* **Dataset content**
# # # # #

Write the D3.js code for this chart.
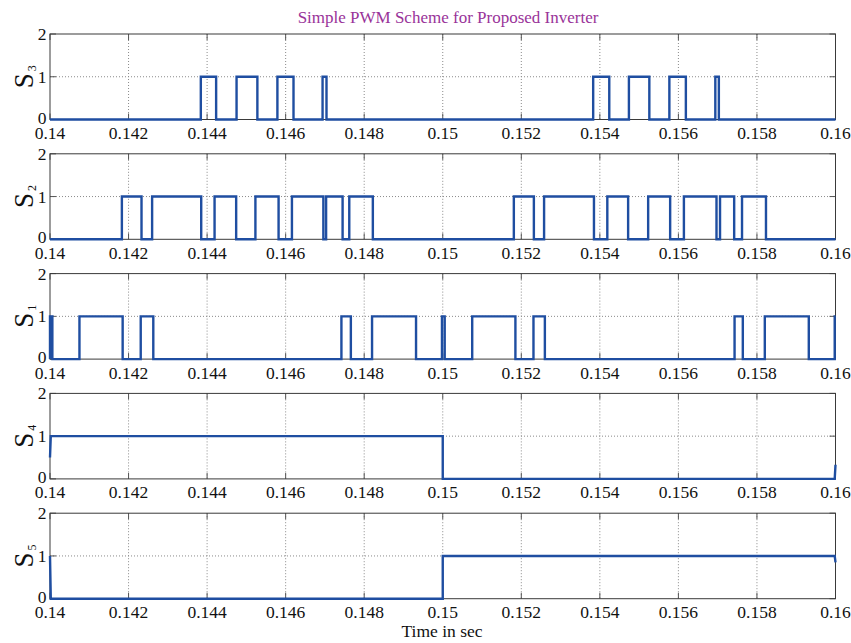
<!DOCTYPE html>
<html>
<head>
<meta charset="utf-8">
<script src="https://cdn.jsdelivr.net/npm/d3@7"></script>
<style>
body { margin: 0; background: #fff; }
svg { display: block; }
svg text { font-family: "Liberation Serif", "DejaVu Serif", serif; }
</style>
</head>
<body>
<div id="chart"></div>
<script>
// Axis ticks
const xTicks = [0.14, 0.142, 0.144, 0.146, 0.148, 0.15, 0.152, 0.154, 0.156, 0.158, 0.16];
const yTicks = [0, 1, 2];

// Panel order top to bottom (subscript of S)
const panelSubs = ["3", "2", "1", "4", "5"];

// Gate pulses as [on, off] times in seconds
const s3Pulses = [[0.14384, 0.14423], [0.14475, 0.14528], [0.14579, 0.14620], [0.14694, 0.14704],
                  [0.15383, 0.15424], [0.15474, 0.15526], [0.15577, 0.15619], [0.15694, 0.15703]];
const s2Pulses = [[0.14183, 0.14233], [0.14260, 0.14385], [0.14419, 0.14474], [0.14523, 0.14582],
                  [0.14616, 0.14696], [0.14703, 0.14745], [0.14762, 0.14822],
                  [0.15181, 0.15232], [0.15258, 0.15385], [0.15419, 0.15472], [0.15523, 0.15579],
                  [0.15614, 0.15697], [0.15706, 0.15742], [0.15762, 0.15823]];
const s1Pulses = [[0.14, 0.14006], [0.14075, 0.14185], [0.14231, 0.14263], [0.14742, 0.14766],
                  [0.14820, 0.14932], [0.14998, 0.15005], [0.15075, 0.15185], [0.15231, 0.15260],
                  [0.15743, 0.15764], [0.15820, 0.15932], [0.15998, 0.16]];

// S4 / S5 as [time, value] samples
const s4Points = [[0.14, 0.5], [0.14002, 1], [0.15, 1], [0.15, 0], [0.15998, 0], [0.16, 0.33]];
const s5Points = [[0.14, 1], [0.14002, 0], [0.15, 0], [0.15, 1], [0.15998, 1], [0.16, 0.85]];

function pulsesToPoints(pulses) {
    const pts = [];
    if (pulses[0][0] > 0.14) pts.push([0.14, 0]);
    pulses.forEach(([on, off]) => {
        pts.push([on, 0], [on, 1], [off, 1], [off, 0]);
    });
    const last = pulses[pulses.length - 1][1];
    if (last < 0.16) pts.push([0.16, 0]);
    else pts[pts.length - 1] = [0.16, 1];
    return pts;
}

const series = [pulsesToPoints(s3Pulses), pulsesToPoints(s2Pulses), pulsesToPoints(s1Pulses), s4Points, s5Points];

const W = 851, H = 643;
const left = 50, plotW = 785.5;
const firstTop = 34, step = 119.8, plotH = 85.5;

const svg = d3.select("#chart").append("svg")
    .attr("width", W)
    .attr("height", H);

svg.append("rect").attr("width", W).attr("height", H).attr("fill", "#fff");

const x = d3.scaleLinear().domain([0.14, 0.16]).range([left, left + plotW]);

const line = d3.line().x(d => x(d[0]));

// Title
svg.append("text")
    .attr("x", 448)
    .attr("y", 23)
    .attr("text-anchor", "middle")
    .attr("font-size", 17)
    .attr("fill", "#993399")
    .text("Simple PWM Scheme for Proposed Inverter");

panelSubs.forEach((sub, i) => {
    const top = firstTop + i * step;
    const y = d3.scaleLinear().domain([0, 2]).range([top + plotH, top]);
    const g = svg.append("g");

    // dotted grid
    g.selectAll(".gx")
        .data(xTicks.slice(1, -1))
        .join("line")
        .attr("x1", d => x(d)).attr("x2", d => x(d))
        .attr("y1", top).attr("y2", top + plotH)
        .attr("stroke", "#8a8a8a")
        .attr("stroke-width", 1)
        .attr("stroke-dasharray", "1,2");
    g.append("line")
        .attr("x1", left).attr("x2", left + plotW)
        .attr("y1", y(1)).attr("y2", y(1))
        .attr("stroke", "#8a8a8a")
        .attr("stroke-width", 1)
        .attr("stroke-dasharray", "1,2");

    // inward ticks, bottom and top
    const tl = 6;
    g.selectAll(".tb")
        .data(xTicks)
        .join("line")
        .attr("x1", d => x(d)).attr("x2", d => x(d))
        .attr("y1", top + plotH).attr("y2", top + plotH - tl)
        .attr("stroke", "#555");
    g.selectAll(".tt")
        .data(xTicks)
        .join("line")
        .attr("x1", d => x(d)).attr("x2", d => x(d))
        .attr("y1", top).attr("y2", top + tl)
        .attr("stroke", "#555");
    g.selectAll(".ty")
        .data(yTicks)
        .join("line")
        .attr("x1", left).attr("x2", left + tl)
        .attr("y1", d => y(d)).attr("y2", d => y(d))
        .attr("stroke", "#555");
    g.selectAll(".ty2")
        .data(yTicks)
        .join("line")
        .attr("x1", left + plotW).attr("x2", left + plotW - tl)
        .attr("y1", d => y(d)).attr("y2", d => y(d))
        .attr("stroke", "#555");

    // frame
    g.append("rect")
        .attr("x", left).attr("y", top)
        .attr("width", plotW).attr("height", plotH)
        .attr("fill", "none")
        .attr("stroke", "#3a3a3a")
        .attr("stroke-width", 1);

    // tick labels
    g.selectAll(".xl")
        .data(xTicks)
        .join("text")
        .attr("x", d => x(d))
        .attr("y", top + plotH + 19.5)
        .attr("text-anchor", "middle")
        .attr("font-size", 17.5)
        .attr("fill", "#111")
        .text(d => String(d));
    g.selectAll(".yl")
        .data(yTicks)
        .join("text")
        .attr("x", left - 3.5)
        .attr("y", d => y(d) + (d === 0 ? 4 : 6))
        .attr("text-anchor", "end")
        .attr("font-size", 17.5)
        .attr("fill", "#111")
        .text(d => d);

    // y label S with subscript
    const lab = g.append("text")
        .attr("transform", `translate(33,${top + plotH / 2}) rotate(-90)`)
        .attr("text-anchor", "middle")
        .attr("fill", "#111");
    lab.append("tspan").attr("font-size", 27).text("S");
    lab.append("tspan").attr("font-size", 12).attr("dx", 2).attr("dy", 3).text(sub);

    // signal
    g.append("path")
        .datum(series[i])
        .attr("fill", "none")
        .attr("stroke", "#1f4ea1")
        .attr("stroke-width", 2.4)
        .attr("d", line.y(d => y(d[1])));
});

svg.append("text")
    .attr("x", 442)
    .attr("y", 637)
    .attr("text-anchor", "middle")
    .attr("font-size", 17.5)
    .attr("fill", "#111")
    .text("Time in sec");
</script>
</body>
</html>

# # # # #

* **Direction**
Reproduce the data above in full, exactly as it is, with the pictures left out.

* **Solution for this exercise**
Write the D3.js code for this chart.
<!DOCTYPE html>
<html>
<head>
<meta charset="utf-8">
<script src="https://cdn.jsdelivr.net/npm/d3@7"></script>
<style>
body { margin: 0; background: #fff; }
svg { display: block; }
svg text { font-family: "Liberation Serif", "DejaVu Serif", serif; }
</style>
</head>
<body>
<div id="chart"></div>
<script>
// Axis ticks
const xTicks = [0.14, 0.142, 0.144, 0.146, 0.148, 0.15, 0.152, 0.154, 0.156, 0.158, 0.16];
const yTicks = [0, 1, 2];

// Panel order top to bottom (subscript of S)
const panelSubs = ["3", "2", "1", "4", "5"];

// Gate pulses as [on, off] times in seconds
const s3Pulses = [[0.14384, 0.14423], [0.14475, 0.14528], [0.14579, 0.14620], [0.14694, 0.14704],
                  [0.15383, 0.15424], [0.15474, 0.15526], [0.15577, 0.15619], [0.15694, 0.15703]];
const s2Pulses = [[0.14183, 0.14233], [0.14260, 0.14385], [0.14419, 0.14474], [0.14523, 0.14582],
                  [0.14616, 0.14696], [0.14703, 0.14745], [0.14762, 0.14822],
                  [0.15181, 0.15232], [0.15258, 0.15385], [0.15419, 0.15472], [0.15523, 0.15579],
                  [0.15614, 0.15697], [0.15706, 0.15742], [0.15762, 0.15823]];
const s1Pulses = [[0.14, 0.14006], [0.14075, 0.14185], [0.14231, 0.14263], [0.14742, 0.14766],
                  [0.14820, 0.14932], [0.14998, 0.15005], [0.15075, 0.15185], [0.15231, 0.15260],
                  [0.15743, 0.15764], [0.15820, 0.15932], [0.15998, 0.16]];

// S4 / S5 as [time, value] samples
const s4Points = [[0.14, 0.5], [0.14002, 1], [0.15, 1], [0.15, 0], [0.15998, 0], [0.16, 0.33]];
const s5Points = [[0.14, 1], [0.14002, 0], [0.15, 0], [0.15, 1], [0.15998, 1], [0.16, 0.85]];

function pulsesToPoints(pulses) {
    const pts = [];
    if (pulses[0][0] > 0.14) pts.push([0.14, 0]);
    pulses.forEach(([on, off]) => {
        pts.push([on, 0], [on, 1], [off, 1], [off, 0]);
    });
    const last = pulses[pulses.length - 1][1];
    if (last < 0.16) pts.push([0.16, 0]);
    else pts[pts.length - 1] = [0.16, 1];
    return pts;
}

const series = [pulsesToPoints(s3Pulses), pulsesToPoints(s2Pulses), pulsesToPoints(s1Pulses), s4Points, s5Points];

const W = 851, H = 643;
const left = 50, plotW = 785.5;
const firstTop = 34, step = 119.8, plotH = 85.5;

const svg = d3.select("#chart").append("svg")
    .attr("width", W)
    .attr("height", H);

svg.append("rect").attr("width", W).attr("height", H).attr("fill", "#fff");

const x = d3.scaleLinear().domain([0.14, 0.16]).range([left, left + plotW]);

const line = d3.line().x(d => x(d[0]));

// Title
svg.append("text")
    .attr("x", 448)
    .attr("y", 23)
    .attr("text-anchor", "middle")
    .attr("font-size", 17)
    .attr("fill", "#993399")
    .text("Simple PWM Scheme for Proposed Inverter");

panelSubs.forEach((sub, i) => {
    const top = firstTop + i * step;
    const y = d3.scaleLinear().domain([0, 2]).range([top + plotH, top]);
    const g = svg.append("g");

    // dotted grid
    g.selectAll(".gx")
        .data(xTicks.slice(1, -1))
        .join("line")
        .attr("x1", d => x(d)).attr("x2", d => x(d))
        .attr("y1", top).attr("y2", top + plotH)
        .attr("stroke", "#8a8a8a")
        .attr("stroke-width", 1)
        .attr("stroke-dasharray", "1,2");
    g.append("line")
        .attr("x1", left).attr("x2", left + plotW)
        .attr("y1", y(1)).attr("y2", y(1))
        .attr("stroke", "#8a8a8a")
        .attr("stroke-width", 1)
        .attr("stroke-dasharray", "1,2");

    // inward ticks, bottom and top
    const tl = 6;
    g.selectAll(".tb")
        .data(xTicks)
        .join("line")
        .attr("x1", d => x(d)).attr("x2", d => x(d))
        .attr("y1", top + plotH).attr("y2", top + plotH - tl)
        .attr("stroke", "#555");
    g.selectAll(".tt")
        .data(xTicks)
        .join("line")
        .attr("x1", d => x(d)).attr("x2", d => x(d))
        .attr("y1", top).attr("y2", top + tl)
        .attr("stroke", "#555");
    g.selectAll(".ty")
        .data(yTicks)
        .join("line")
        .attr("x1", left).attr("x2", left + tl)
        .attr("y1", d => y(d)).attr("y2", d => y(d))
        .attr("stroke", "#555");
    g.selectAll(".ty2")
        .data(yTicks)
        .join("line")
        .attr("x1", left + plotW).attr("x2", left + plotW - tl)
        .attr("y1", d => y(d)).attr("y2", d => y(d))
        .attr("stroke", "#555");

    // frame
    g.append("rect")
        .attr("x", left).attr("y", top)
        .attr("width", plotW).attr("height", plotH)
        .attr("fill", "none")
        .attr("stroke", "#3a3a3a")
        .attr("stroke-width", 1);

    // tick labels
    g.selectAll(".xl")
        .data(xTicks)
        .join("text")
        .attr("x", d => x(d))
        .attr("y", top + plotH + 19.5)
        .attr("text-anchor", "middle")
        .attr("font-size", 17.5)
        .attr("fill", "#111")
        .text(d => String(d));
    g.selectAll(".yl")
        .data(yTicks)
        .join("text")
        .attr("x", left - 3.5)
        .attr("y", d => y(d) + (d === 0 ? 4 : 6))
        .attr("text-anchor", "end")
        .attr("font-size", 17.5)
        .attr("fill", "#111")
        .text(d => d);

    // y label S with subscript
    const lab = g.append("text")
        .attr("transform", `translate(33,${top + plotH / 2}) rotate(-90)`)
        .attr("text-anchor", "middle")
        .attr("fill", "#111");
    lab.append("tspan").attr("font-size", 27).text("S");
    lab.append("tspan").attr("font-size", 12).attr("dx", 2).attr("dy", 3).text(sub);

    // signal
    g.append("path")
        .datum(series[i])
        .attr("fill", "none")
        .attr("stroke", "#1f4ea1")
        .attr("stroke-width", 2.4)
        .attr("d", line.y(d => y(d[1])));
});

svg.append("text")
    .attr("x", 442)
    .attr("y", 637)
    .attr("text-anchor", "middle")
    .attr("font-size", 17.5)
    .attr("fill", "#111")
    .text("Time in sec");
</script>
</body>
</html>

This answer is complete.